かつて渦中の当事者として憤懣やるかたなく連載した「愛知県弁護士会の凋落」について、刑弁委を辞めて少ししてからは特に関係する情報を得ようという気も失せ、関心を持たなくなっていたところではあったが、ひょんなことから、処置案件処理規程の改訂状況等々の情報に接することになった。
行きがかり上、思うところを更に書き連ねておく。
【刑弁委の解体的出直しは成ったか】
かつての連載を終えるにあたり、「古巣がどこまで解体的な出直しをはかれるものなのか」と書いておいた。さて結局、あの局面で反対尋問権を守るためには何が最善手だったのか?について、未だに自分で出した結論に勝る結論を見つけられないのでいるのだが、刑弁委はどこまで検討を深めたのだろうか。
現・委員長にうかがったところでは、要旨「あるべき結論を改めて議論し直すということは,一度委員会でした議論を蒸し返すことにもなるので、やらないことになった」「同じような事態が生じた場合,刑弁委員会が,今後,どのような判断,結論をすることになるのか。これは,正直よく分かりません。」ということだった。
 (一度たりと、あるべき結論を示していないのに、蒸し返しも何もないものだとは思うが、それはさておき、)刑事弁護委員会ともあろうものが、「あるべき結論」を検討もせず、仮に同様の事態が生じた場合にどういう判断を示すことになるのかの規範も示せないという。それはもう御愁傷様としか言いようのない事態だ。
一朝、冤罪が起きれば、弁護士会は他庁に「検証せよ」と迫る。その弁護士会の刑事弁護委員会が、自らの失態についての議論を拒む。その卑しい姿勢からすると、その存在が益々軽んじられるのは仕方ないなぁと思う。

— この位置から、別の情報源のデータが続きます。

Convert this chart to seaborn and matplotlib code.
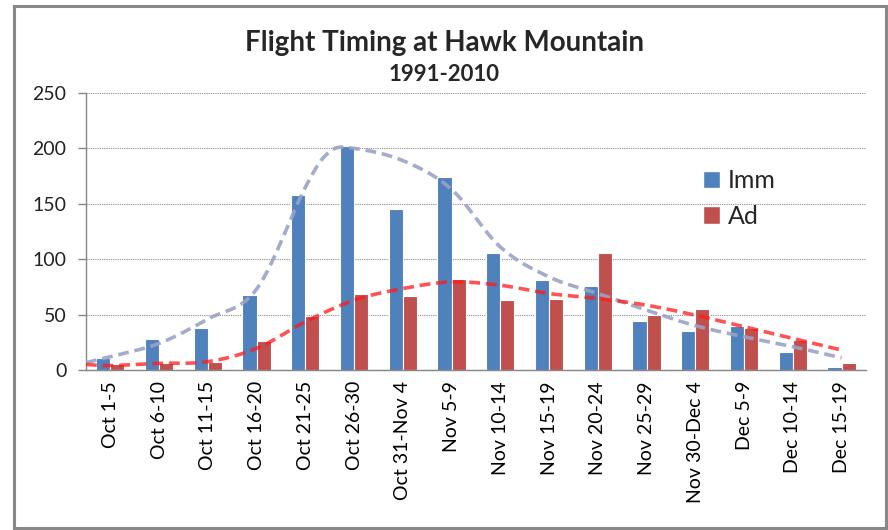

翻ってみれば、刑事弁護委員会の業務は、「刑事弁護の強化及び拡充を図るため、刑事手続・・に関し、その運用改善について調査、研究、提言」することにあるという。反対尋問権を守れるかという局面での調査、研究を拒んでいるようでは、もはや、ない方がましな部類かも知れない。
【理事者は反省したか】
処置案件処理規程の改訂状況についての然るべき部署の議事を拝謁するに、刑事弁護委員会の「盛岡地裁裁判官の訴訟指揮に意見を付すべきだ」という意見を採用しなかった当時の会長様は、要旨、刑弁委の結論に向けられた理由が判然としないことは良くなかったと御発言のようだ。
まるで他人事と思う。どうして刑弁委がそういう結論を出したかが判然としないなら、判然とさせれば良かっただけでは無いのか。「審理不尽は私のせいではありませんよ、不十分な意見だったから誤判しただけですよ」と言われて、誰が納得するのだろうか(再審無罪が確定しても冤罪を詫びようとも検証しようともしない最高裁を思わせる)。

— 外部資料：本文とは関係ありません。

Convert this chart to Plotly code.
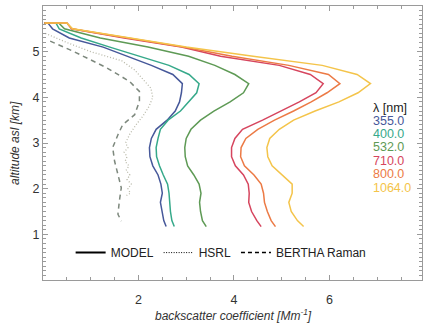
import plotly.graph_objects as go

# ---------------- data ----------------
alt_model = [5.63, 5.63, 5.5, 5.3, 5.1, 4.9, 4.7, 4.5, 4.3, 4.1, 3.9, 3.7, 3.5, 3.3, 3.1,
             2.9, 2.7, 2.5, 2.3, 2.1, 1.9, 1.7, 1.5, 1.3, 1.17]

model_355 = [0.02, 0.1, 0.2, 0.55, 1.26, 1.76, 2.27, 2.72, 2.92, 2.9, 2.86, 2.77, 2.6, 2.37,
             2.27, 2.23, 2.24, 2.3, 2.41, 2.47, 2.5, 2.46, 2.49, 2.53, 2.58]
model_400 = [0.03, 0.27, 0.34, 0.8, 1.4, 2.02, 2.64, 3.06, 3.27, 3.22, 3.05, 2.88, 2.62, 2.46,
             2.41, 2.37, 2.38, 2.44, 2.52, 2.61, 2.64, 2.65, 2.67, 2.7, 2.75]
model_532 = [0.03, 0.33, 0.45, 1.2, 2.2, 3.05, 3.6, 4.02, 4.31, 4.2, 3.92, 3.58, 3.3, 3.1,
             3.0, 2.97, 2.98, 3.03, 3.16, 3.27, 3.31, 3.28, 3.3, 3.34, 3.42]
model_710 = [0.03, 0.5, 0.6, 1.7, 2.9, 3.72, 4.95, 5.6, 5.87, 5.72, 5.37, 4.99, 4.6, 4.18,
             4.02, 3.95, 3.95, 4.03, 4.2, 4.3, 4.32, 4.31, 4.37, 4.48, 4.57]
model_800 = [0.03, 0.5, 0.6, 1.73, 2.94, 3.96, 5.15, 5.98, 6.22, 5.95, 5.62, 5.25, 4.85, 4.5,
             4.25, 4.15, 4.14, 4.22, 4.42, 4.57, 4.62, 4.64, 4.7, 4.78, 4.87]
model_1064 = [0.03, 0.5, 0.62, 1.8, 3.0, 4.4, 5.85, 6.58, 6.86, 6.6, 6.2, 5.7, 5.25, 4.95,
              4.75, 4.69, 4.71, 4.8, 5.0, 5.22, 5.22, 5.15, 5.2, 5.33, 5.46]

alt_hsrl = [5.4, 5.2, 5.0, 4.8, 4.6, 4.4, 4.2, 4.0, 3.8, 3.6, 3.4, 3.2, 3.0, 2.9, 2.8, 2.7,
            2.6, 2.5, 2.4, 2.3, 2.2, 2.1, 2.0, 1.9, 1.85]
hsrl = [0.05, 0.5, 1.0, 1.65, 1.92, 2.1, 2.26, 2.3, 2.22, 2.1, 1.95, 1.82, 1.73, 1.78, 1.7,
        1.76, 1.72, 1.8, 1.74, 1.82, 1.76, 1.85, 1.78, 1.83, 1.75]

alt_bertha = [5.23, 5.01, 4.65, 4.35, 4.13, 3.91, 3.62, 3.4, 3.18, 2.9, 2.6, 2.31, 2.02,
              1.73, 1.44, 1.29]
bertha = [0.15, 0.63, 1.33, 1.81, 2.02, 2.02, 1.92, 1.67, 1.57, 1.46, 1.5, 1.57, 1.64,
          1.6, 1.57, 1.64]

wavelengths = ["355.0", "400.0", "532.0", "710.0", "800.0", "1064.0"]
colors = ["#46589a", "#36a98a", "#5e9a55", "#d6455e", "#ec7a45", "#f4c44a"]
models = [model_355, model_400, model_532, model_710, model_800, model_1064]

x_ticks = [2, 4, 6]
y_ticks = [1, 2, 3, 4, 5]

FONT = "Liberation Sans, Arial, sans-serif"

fig = go.Figure()

fig.add_trace(go.Scatter(x=hsrl, y=alt_hsrl, mode="lines", showlegend=False,
                         line=dict(color="#b8b8a8", width=1.3, dash="1px,2px")))
fig.add_trace(go.Scatter(x=bertha, y=alt_bertha, mode="lines", showlegend=False,
                         line=dict(color="#7d887d", width=1.5, dash="5px,4px")))

for vals, col in zip(models, colors):
    fig.add_trace(go.Scatter(x=vals, y=alt_model, mode="lines", showlegend=False,
                             line=dict(color=col, width=1.5)))

# legend entries
fig.add_trace(go.Scatter(x=[None], y=[None], mode="lines", name="MODEL",
                         line=dict(color="black", width=2)))
fig.add_trace(go.Scatter(x=[None], y=[None], mode="lines", name="HSRL",
                         line=dict(color="black", width=1, dash="1px,1.5px")))
fig.add_trace(go.Scatter(x=[None], y=[None], mode="lines", name="BERTHA Raman",
                         line=dict(color="black", width=1.5, dash="4px,3px")))

# wavelength labels
ann = [dict(text="λ [nm]", x=0.866, y=0.628, xref="paper", yref="paper",
            xanchor="left", yanchor="middle", showarrow=False,
            font=dict(family=FONT, size=12.5, color="#222"))]
ys = [0.580, 0.532, 0.484, 0.435, 0.387, 0.337]
for lab, col, yy in zip(wavelengths, colors, ys):
    ann.append(dict(text=lab, x=0.866, y=yy, xref="paper", yref="paper",
                    xanchor="left", yanchor="middle", showarrow=False,
                    font=dict(family=FONT, size=12.5, color=col)))

ann.append(dict(text="backscatter coefficient [Mm<sup>-1</sup>]", x=0.503, y=-0.128,
                xref="paper", yref="paper", xanchor="center", yanchor="middle",
                showarrow=False,
                font=dict(family=FONT, size=12, color="#333", style="italic")))
ann.append(dict(text="altitude asl [km]", x=-0.074, y=0.5, xref="paper", yref="paper",
                xanchor="center", yanchor="middle", textangle=-90, showarrow=False,
                font=dict(family=FONT, size=12, color="#333", style="italic")))

axis_common = dict(showline=True, linecolor="#9a9a9a", linewidth=1, mirror="ticks",
                   ticks="inside", tickcolor="#9a9a9a", ticklen=5, showgrid=False,
                   zeroline=False, tickfont=dict(family=FONT, size=12.5, color="#333"))

fig.update_xaxes(range=[0, 7.94], tickvals=x_ticks, ticklabelstandoff=8,
                 minor=dict(dtick=0.5, tick0=0, ticks="inside", ticklen=3,
                            tickcolor="#9a9a9a"),
                 **axis_common)
fig.update_yaxes(range=[0, 6], tickvals=y_ticks,
                 minor=dict(dtick=0.1, tick0=0, ticks="inside", ticklen=3,
                            tickcolor="#9a9a9a"),
                 **axis_common)

fig.update_layout(
    width=424, height=327,
    margin=dict(l=43, r=2, t=6, b=47),
    paper_bgcolor="white", plot_bgcolor="white",
    annotations=ann,
    legend=dict(orientation="h", x=0.47, y=0.1, xanchor="center", yanchor="middle",
                bgcolor="rgba(0,0,0,0)", font=dict(family=FONT, size=12, color="#222"),
                itemwidth=30, entrywidth=0),
)

fig.write_html("out.html", config={"displayModeBar": False},
               post_script="document.body.style.margin='0';document.body.style.overflow='hidden';")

 それどころか、執行部は依然として、対象者(つまり本件の場合は私ほか1名)の口封じに御執心な様に見受けられる。

当時の会長様曰く、処置請求案件は限られた人数で検討し、そこでの議論が委員会で蒸し返されることのないようにすべきだとのことで、本音では、本件の委員会での議論は宜しくない蒸し返しではないかとお考えのように見受ける。
専横下の調査部会の結論に危機感を感じた委員の有志が私に情報提供し、そこから叡智を集めて誤りを糺していった一連の経過が「蒸し返し」とは良く言ったものだ。よほど、刑弁委が御自身の意に沿わない結論を出したことが御不満なのかなぁと思えてしまう。よくぞ誤判に陥らないように反論してくれて有り難う、と、御礼を言って貰いたい位なのに。

 また、そもそも処置請求の対象者が情報発信することにも懐疑的のようだ
次期会長と目される方(処置すべきとの結論に至った部会の構成員でもおられる方)が、要するに、「処置請求の対象者が、非公開の議事情報を入手し、それに対してとやかく情報発信することはいかがなものか」という趣旨の発言をされ、当時の会長様が、そういう方向の「配慮」についても議論が必要と同調されている。

ぱっと連想したのが、「ドイツのワイマール憲法もいつの間にかナチス憲法に変わっていた。誰も気が付かなかった。あの手口に学んだらどうか。」という麻生大臣の有名な発言である。150年前の「万機公論に決すべし」よりも、よっぽど劣化している。
言論統制されて飼い慣らされるとすれば、そのような弁護士が、なんの役に立つのだろうか。